Output all the data exactly. Pictures do not belong in the copy.

→ **Data excerpt**
<<<<
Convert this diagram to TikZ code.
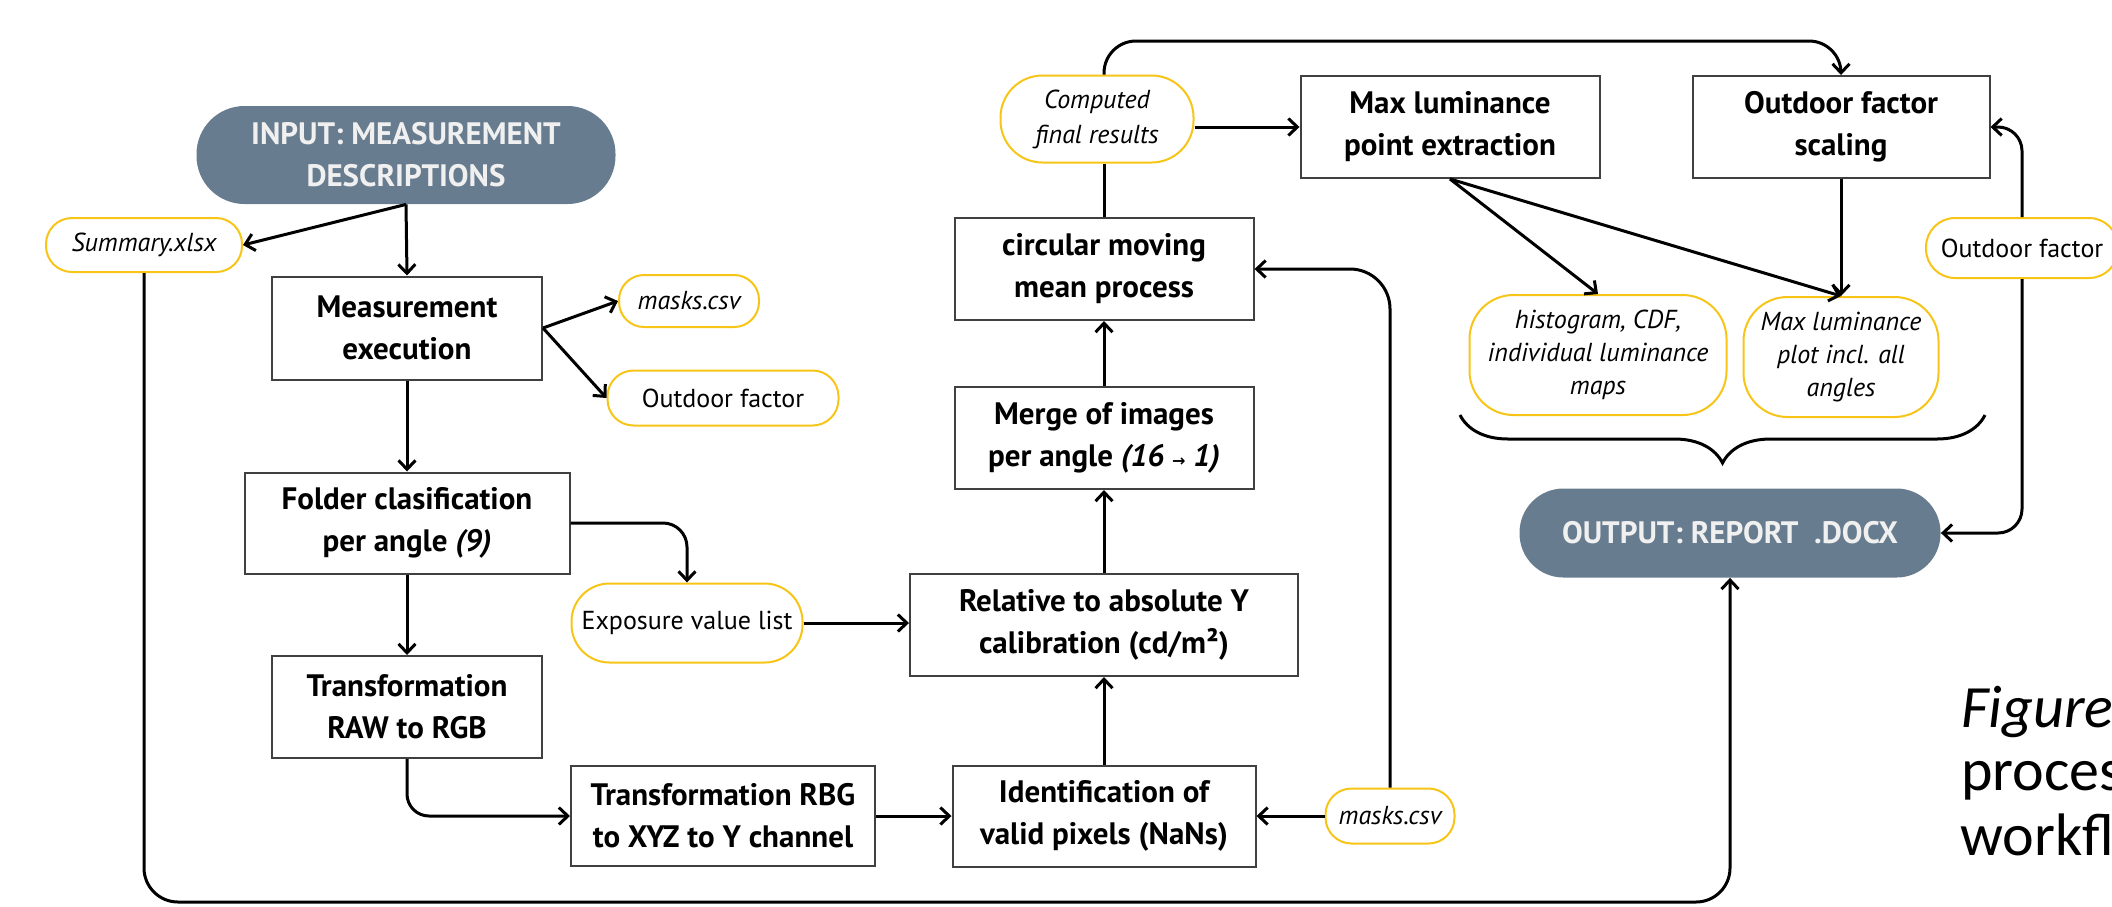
\documentclass[tikz,border=0pt]{standalone}
\usepackage{fontspec}
\setmainfont{PT Sans}
\newfontfamily\capfont{Carlito}
\newfontfamily\symfont{DejaVu Sans}
\usetikzlibrary{arrows.meta,decorations.pathreplacing,calc}
\definecolor{slate}{RGB}{104,124,143}
\definecolor{gold}{RGB}{247,197,24}
\definecolor{boxline}{RGB}{64,64,64}
\begin{document}
\begin{tikzpicture}[x=0.5pt,y=-0.5pt,
  proc/.style={draw=boxline, line width=1pt, fill=white, align=center, inner sep=0pt,
    font=\fontsize{15.5}{21}\selectfont\bfseries},
  pill/.style={draw=gold, line width=1pt, fill=white, align=center, inner sep=0pt,
    font=\fontsize{13}{16.5}\selectfont\itshape},
  pillr/.style={pill, font=\fontsize{13}{16.5}\selectfont},
  term/.style={fill=slate, text=white!94!black, align=center, inner sep=0pt,
    font=\fontsize{15.5}{21}\selectfont\bfseries},
  conn/.style={line width=1.5pt, -{Straight Barb[length=4.5pt,width=8.5pt]}},
  plainline/.style={line width=1.5pt},
  captext/.style={anchor=base west, inner sep=0pt, font=\capfont\fontsize{30}{32}\selectfont}
]
\useasboundingbox (0,0) rectangle (2112,906);

\node[term, minimum width=209.5pt, minimum height=49pt, rounded corners=24pt] (in) at (406,155) {INPUT: MEASUREMENT\\DESCRIPTIONS};
\node[pill, minimum width=98pt, minimum height=27pt, rounded corners=13pt] (sum) at (144,245) {Summary.xlsx};
\node[proc, minimum width=135pt, minimum height=51.5pt] (meas) at (407,328) {Measurement\\execution};
\node[pill, minimum width=70pt, minimum height=26pt, rounded corners=12.5pt] (mask1) at (689,301) {masks.csv};
\node[pillr, minimum width=115.5pt, minimum height=27.5pt, rounded corners=13pt] (out1) at (723,398) {Outdoor factor};
\node[proc, minimum width=162.5pt, minimum height=50.5pt] (fold) at (407,523) {Folder clasification\\per angle \textit{(9)}};
\node[pillr, minimum width=115.5pt, minimum height=39.5pt, rounded corners=19pt] (expo) at (687,623) {Exposure value list};
\node[proc, minimum width=135pt, minimum height=51pt] (raw) at (407,707) {Transformation\\RAW to RGB};
\node[proc, minimum width=152pt, minimum height=50pt] (rbg) at (723,816) {Transformation RBG\\to XYZ to Y channel};
\node[proc, minimum width=151.5pt, minimum height=50.5pt] (ident) at (1104,816) {Identification of\\valid pixels (NaNs)};
\node[pill, minimum width=64.5pt, minimum height=27.5pt, rounded corners=13pt] (mask2) at (1390,816) {masks.csv};
\node[proc, minimum width=194pt, minimum height=51pt] (rel) at (1104,625) {Relative to absolute Y\\calibration (cd/m²)};
\node[proc, minimum width=149.5pt, minimum height=51pt] (merge) at (1104,438) {Merge of images\\per angle \textit{(16 {\symfont\fontsize{8}{8}\selectfont →} 1)}};
\node[proc, minimum width=149.5pt, minimum height=51pt] (circ) at (1104,269) {circular moving\\mean process};
\node[pill, minimum width=96.5pt, minimum height=43.5pt, rounded corners=21pt, font=\fontsize{13}{17.5}\selectfont\itshape] (comp) at (1097,119) {Computed\\final results};
\node[proc, minimum width=149.5pt, minimum height=51pt] (maxl) at (1450,127) {Max luminance\\point extraction};
\node[proc, minimum width=148.5pt, minimum height=51pt] (osc) at (1841,127) {Outdoor factor\\scaling};
\node[pillr, minimum width=96pt, minimum height=30pt, rounded corners=14.5pt] (out2) at (2022,248) {Outdoor factor};
\node[pill, minimum width=128.5pt, minimum height=60pt, rounded corners=22pt] (hist) at (1598,355) {histogram, CDF,\\individual luminance\\maps};
\node[pill, minimum width=97.5pt, minimum height=60pt, rounded corners=22pt] (mlp) at (1841,357) {Max luminance\\plot incl. all\\angles};
\node[term, minimum width=210.5pt, minimum height=44.5pt, rounded corners=22pt] (outp) at (1730,533) {OUTPUT: REPORT\ \ .DOCX};

\node[captext] (cap1) at (1961,727) {\itshape Figure};
\node[captext] (cap2) at (1961,790) {proces};
\node[captext] (cap3) at (1960,855) {workfl};

\coordinate (bot) at (0,902);
\coordinate (topl) at (1104,41);
\coordinate (brR) at (1985,415);
\coordinate (brL) at (1460,415);

\draw[conn] (in.south) -- (meas.north);
\draw[conn] (in.south) -- (sum.east);
\draw[conn] (meas.east) -- (mask1.west);
\draw[conn] (meas.east) -- (out1.west);
\draw[conn] (meas.south) -- (fold.north);
\draw[conn] (fold.south) -- (raw.north);
\draw[conn, rounded corners=12pt] (fold.east) -| (expo.north);
\draw[conn] (expo.east) -- (expo.east -| rel.west);
\draw[conn, rounded corners=11pt] (raw.south) |- (rbg.west);
\draw[conn] (rbg.east) -- (ident.west);
\draw[conn] (mask2.west) -- (ident.east);
\draw[conn] (ident.north) -- (rel.south);
\draw[conn] (rel.north) -- (merge.south);
\draw[conn] (merge.north) -- (circ.south);
\draw[conn, rounded corners=20pt] (mask2.north) |- (circ.east);
\draw[plainline] (circ.north) -- (circ.north |- comp.south);
\draw[conn] (comp.east |- maxl.west) -- (maxl.west);
\draw[conn, rounded corners=16pt] (topl |- comp.north) -- (topl) -| (osc.north);
\draw[conn] (maxl.south) -- (hist.north);
\draw[conn] (maxl.south) -- (mlp.north);
\draw[conn] (osc.south) -- (mlp.north);
\draw[conn, rounded corners=12pt] (out2.north) |- (osc.east);
\draw[conn, rounded corners=12pt] (out2.south) |- (outp.east);
\draw[conn, rounded corners=17pt] (sum.south) -- (sum.south |- bot) -| (outp.south);
\draw[plainline, decorate, decoration={brace, amplitude=24pt}] (brR) -- (brL);
\end{tikzpicture}
\end{document}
>>>>
→ **Task result**
Convert this diagram to TikZ code.
\documentclass[tikz,border=0pt]{standalone}
\usepackage{fontspec}
\setmainfont{PT Sans}
\newfontfamily\capfont{Carlito}
\newfontfamily\symfont{DejaVu Sans}
\usetikzlibrary{arrows.meta,decorations.pathreplacing,calc}
\definecolor{slate}{RGB}{104,124,143}
\definecolor{gold}{RGB}{247,197,24}
\definecolor{boxline}{RGB}{64,64,64}
\begin{document}
\begin{tikzpicture}[x=0.5pt,y=-0.5pt,
  proc/.style={draw=boxline, line width=1pt, fill=white, align=center, inner sep=0pt,
    font=\fontsize{15.5}{21}\selectfont\bfseries},
  pill/.style={draw=gold, line width=1pt, fill=white, align=center, inner sep=0pt,
    font=\fontsize{13}{16.5}\selectfont\itshape},
  pillr/.style={pill, font=\fontsize{13}{16.5}\selectfont},
  term/.style={fill=slate, text=white!94!black, align=center, inner sep=0pt,
    font=\fontsize{15.5}{21}\selectfont\bfseries},
  conn/.style={line width=1.5pt, -{Straight Barb[length=4.5pt,width=8.5pt]}},
  plainline/.style={line width=1.5pt},
  captext/.style={anchor=base west, inner sep=0pt, font=\capfont\fontsize{30}{32}\selectfont}
]
\useasboundingbox (0,0) rectangle (2112,906);

\node[term, minimum width=209.5pt, minimum height=49pt, rounded corners=24pt] (in) at (406,155) {INPUT: MEASUREMENT\\DESCRIPTIONS};
\node[pill, minimum width=98pt, minimum height=27pt, rounded corners=13pt] (sum) at (144,245) {Summary.xlsx};
\node[proc, minimum width=135pt, minimum height=51.5pt] (meas) at (407,328) {Measurement\\execution};
\node[pill, minimum width=70pt, minimum height=26pt, rounded corners=12.5pt] (mask1) at (689,301) {masks.csv};
\node[pillr, minimum width=115.5pt, minimum height=27.5pt, rounded corners=13pt] (out1) at (723,398) {Outdoor factor};
\node[proc, minimum width=162.5pt, minimum height=50.5pt] (fold) at (407,523) {Folder clasification\\per angle \textit{(9)}};
\node[pillr, minimum width=115.5pt, minimum height=39.5pt, rounded corners=19pt] (expo) at (687,623) {Exposure value list};
\node[proc, minimum width=135pt, minimum height=51pt] (raw) at (407,707) {Transformation\\RAW to RGB};
\node[proc, minimum width=152pt, minimum height=50pt] (rbg) at (723,816) {Transformation RBG\\to XYZ to Y channel};
\node[proc, minimum width=151.5pt, minimum height=50.5pt] (ident) at (1104,816) {Identification of\\valid pixels (NaNs)};
\node[pill, minimum width=64.5pt, minimum height=27.5pt, rounded corners=13pt] (mask2) at (1390,816) {masks.csv};
\node[proc, minimum width=194pt, minimum height=51pt] (rel) at (1104,625) {Relative to absolute Y\\calibration (cd/m²)};
\node[proc, minimum width=149.5pt, minimum height=51pt] (merge) at (1104,438) {Merge of images\\per angle \textit{(16 {\symfont\fontsize{8}{8}\selectfont →} 1)}};
\node[proc, minimum width=149.5pt, minimum height=51pt] (circ) at (1104,269) {circular moving\\mean process};
\node[pill, minimum width=96.5pt, minimum height=43.5pt, rounded corners=21pt, font=\fontsize{13}{17.5}\selectfont\itshape] (comp) at (1097,119) {Computed\\final results};
\node[proc, minimum width=149.5pt, minimum height=51pt] (maxl) at (1450,127) {Max luminance\\point extraction};
\node[proc, minimum width=148.5pt, minimum height=51pt] (osc) at (1841,127) {Outdoor factor\\scaling};
\node[pillr, minimum width=96pt, minimum height=30pt, rounded corners=14.5pt] (out2) at (2022,248) {Outdoor factor};
\node[pill, minimum width=128.5pt, minimum height=60pt, rounded corners=22pt] (hist) at (1598,355) {histogram, CDF,\\individual luminance\\maps};
\node[pill, minimum width=97.5pt, minimum height=60pt, rounded corners=22pt] (mlp) at (1841,357) {Max luminance\\plot incl. all\\angles};
\node[term, minimum width=210.5pt, minimum height=44.5pt, rounded corners=22pt] (outp) at (1730,533) {OUTPUT: REPORT\ \ .DOCX};

\node[captext] (cap1) at (1961,727) {\itshape Figure};
\node[captext] (cap2) at (1961,790) {proces};
\node[captext] (cap3) at (1960,855) {workfl};

\coordinate (bot) at (0,902);
\coordinate (topl) at (1104,41);
\coordinate (brR) at (1985,415);
\coordinate (brL) at (1460,415);

\draw[conn] (in.south) -- (meas.north);
\draw[conn] (in.south) -- (sum.east);
\draw[conn] (meas.east) -- (mask1.west);
\draw[conn] (meas.east) -- (out1.west);
\draw[conn] (meas.south) -- (fold.north);
\draw[conn] (fold.south) -- (raw.north);
\draw[conn, rounded corners=12pt] (fold.east) -| (expo.north);
\draw[conn] (expo.east) -- (expo.east -| rel.west);
\draw[conn, rounded corners=11pt] (raw.south) |- (rbg.west);
\draw[conn] (rbg.east) -- (ident.west);
\draw[conn] (mask2.west) -- (ident.east);
\draw[conn] (ident.north) -- (rel.south);
\draw[conn] (rel.north) -- (merge.south);
\draw[conn] (merge.north) -- (circ.south);
\draw[conn, rounded corners=20pt] (mask2.north) |- (circ.east);
\draw[plainline] (circ.north) -- (circ.north |- comp.south);
\draw[conn] (comp.east |- maxl.west) -- (maxl.west);
\draw[conn, rounded corners=16pt] (topl |- comp.north) -- (topl) -| (osc.north);
\draw[conn] (maxl.south) -- (hist.north);
\draw[conn] (maxl.south) -- (mlp.north);
\draw[conn] (osc.south) -- (mlp.north);
\draw[conn, rounded corners=12pt] (out2.north) |- (osc.east);
\draw[conn, rounded corners=12pt] (out2.south) |- (outp.east);
\draw[conn, rounded corners=17pt] (sum.south) -- (sum.south |- bot) -| (outp.south);
\draw[plainline, decorate, decoration={brace, amplitude=24pt}] (brR) -- (brL);
\end{tikzpicture}
\end{document}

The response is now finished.